Markets seem to want to jump off the cliff before they are pushed
The financial markets are reacting as though it’s 2007 Lehman. It’s more 2016 lemming!
Michael White, Boutique Capital
‘Help me with lender court cases – or we are all going to drown’
I hope the mortgage industry backs me at Property 118 because the sharks have tasted the blood in the water now. My efforts to date will be a pyrrhic victory if the PI insurers don’t back us to take BoI and Skipton to court.
Remember, the FoS decision still stands on those cases and over 150,000 borrowers are affected. Claims quantum is thought to be over £600m excluding legal costs and compensation, let alone the disruption to the industry.
I am like the little boy who stuck his finger in the dam. If I don’t get help soon, we will all drown!
Mark Alexander, Property 118
We can’t benefit from new-build if builders won’t let clients use us
I was interested to read Tony Fullbrook’s letter last month (‘As the new-build sector picks up, well-informed brokers will benefit’).
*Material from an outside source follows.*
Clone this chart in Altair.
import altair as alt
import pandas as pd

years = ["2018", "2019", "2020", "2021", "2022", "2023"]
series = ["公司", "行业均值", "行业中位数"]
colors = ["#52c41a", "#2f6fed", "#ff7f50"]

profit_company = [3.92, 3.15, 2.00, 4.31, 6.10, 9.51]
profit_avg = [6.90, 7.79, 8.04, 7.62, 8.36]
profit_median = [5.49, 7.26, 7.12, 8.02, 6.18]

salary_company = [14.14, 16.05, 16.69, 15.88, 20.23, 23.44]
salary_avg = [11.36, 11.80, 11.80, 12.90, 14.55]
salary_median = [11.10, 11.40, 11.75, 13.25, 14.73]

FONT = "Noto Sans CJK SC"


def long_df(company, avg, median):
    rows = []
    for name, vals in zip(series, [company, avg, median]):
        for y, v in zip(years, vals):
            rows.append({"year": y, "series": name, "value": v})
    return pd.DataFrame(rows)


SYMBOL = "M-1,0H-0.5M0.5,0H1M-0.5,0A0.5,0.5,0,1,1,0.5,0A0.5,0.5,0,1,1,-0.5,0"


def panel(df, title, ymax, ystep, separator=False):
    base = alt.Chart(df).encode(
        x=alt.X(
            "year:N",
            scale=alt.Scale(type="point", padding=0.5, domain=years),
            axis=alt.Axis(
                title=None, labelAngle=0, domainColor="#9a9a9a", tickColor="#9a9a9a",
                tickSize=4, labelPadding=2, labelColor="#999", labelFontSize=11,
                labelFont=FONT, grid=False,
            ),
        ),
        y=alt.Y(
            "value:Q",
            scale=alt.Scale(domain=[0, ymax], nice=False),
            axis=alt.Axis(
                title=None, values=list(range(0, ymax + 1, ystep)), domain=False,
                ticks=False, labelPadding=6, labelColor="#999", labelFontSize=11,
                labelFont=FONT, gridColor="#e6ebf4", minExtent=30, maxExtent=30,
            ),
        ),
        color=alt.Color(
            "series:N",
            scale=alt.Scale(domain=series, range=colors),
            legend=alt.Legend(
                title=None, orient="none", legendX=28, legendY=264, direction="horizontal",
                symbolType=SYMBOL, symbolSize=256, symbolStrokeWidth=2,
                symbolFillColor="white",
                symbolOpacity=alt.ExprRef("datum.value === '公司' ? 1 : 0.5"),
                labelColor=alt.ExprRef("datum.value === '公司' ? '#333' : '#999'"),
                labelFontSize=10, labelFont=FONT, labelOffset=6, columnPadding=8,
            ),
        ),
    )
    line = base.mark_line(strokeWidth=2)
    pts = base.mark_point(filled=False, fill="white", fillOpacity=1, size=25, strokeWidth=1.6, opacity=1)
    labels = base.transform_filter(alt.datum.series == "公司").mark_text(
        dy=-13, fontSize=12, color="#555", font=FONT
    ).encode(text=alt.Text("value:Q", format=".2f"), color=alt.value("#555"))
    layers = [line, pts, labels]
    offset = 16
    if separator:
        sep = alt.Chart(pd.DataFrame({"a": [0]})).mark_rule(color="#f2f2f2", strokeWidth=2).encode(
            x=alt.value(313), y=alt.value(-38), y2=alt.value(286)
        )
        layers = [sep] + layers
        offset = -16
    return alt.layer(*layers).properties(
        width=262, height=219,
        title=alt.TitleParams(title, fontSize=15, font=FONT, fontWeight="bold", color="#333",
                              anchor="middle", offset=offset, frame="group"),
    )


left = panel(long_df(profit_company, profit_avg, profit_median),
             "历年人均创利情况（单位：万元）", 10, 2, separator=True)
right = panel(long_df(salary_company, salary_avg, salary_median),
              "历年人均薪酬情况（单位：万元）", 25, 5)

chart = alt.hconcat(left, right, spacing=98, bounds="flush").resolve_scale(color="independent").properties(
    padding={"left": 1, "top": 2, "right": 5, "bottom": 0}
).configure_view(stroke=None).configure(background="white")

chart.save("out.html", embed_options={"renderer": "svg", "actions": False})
I am sure most brokers would agree with his sentiments.
However, brokers are hampered by the fact that builders often insist on purchasers using their own in-house advisers and solicitors. I have just had a case when, fortunately, my client insisted on using me and I had obtained a decision in principle. The trade-off was that he still had to use their solicitor.
Coupled with this, we have certain corporate estate agents that carry out similar practices. Qualifying a purchaser’s mortgage prospects is quite acceptable; attempting to place the mortgage usually with the same lender is not.
I had a case when an agent tried to use a carrot of £1,000 off the purchase price “if you use our adviser and solicitor”. When studying their quote for conveyancing and a fee for financial services plus a separate fee from that of the lender for the valuation, it was found that the ‘carrot’ had cost an additional £500.
Practices as described above should be stopped. Brokers in the main are fully aware of the new-build opportunities but please give us a level playing field.
James Town, Mortgage Decisions
Article 50 could hinder repayments of Help to Buy equity loans
Regarding Mortgage Strategy’s recent cover story, ‘Brexit fears rock new-build sector’, the real question is how Help to Buy equity loans will perform when they become due for payment in 2018.If we’re deep in Article 50 arrangements, uncertainty there could mean a bumpy ride ahead.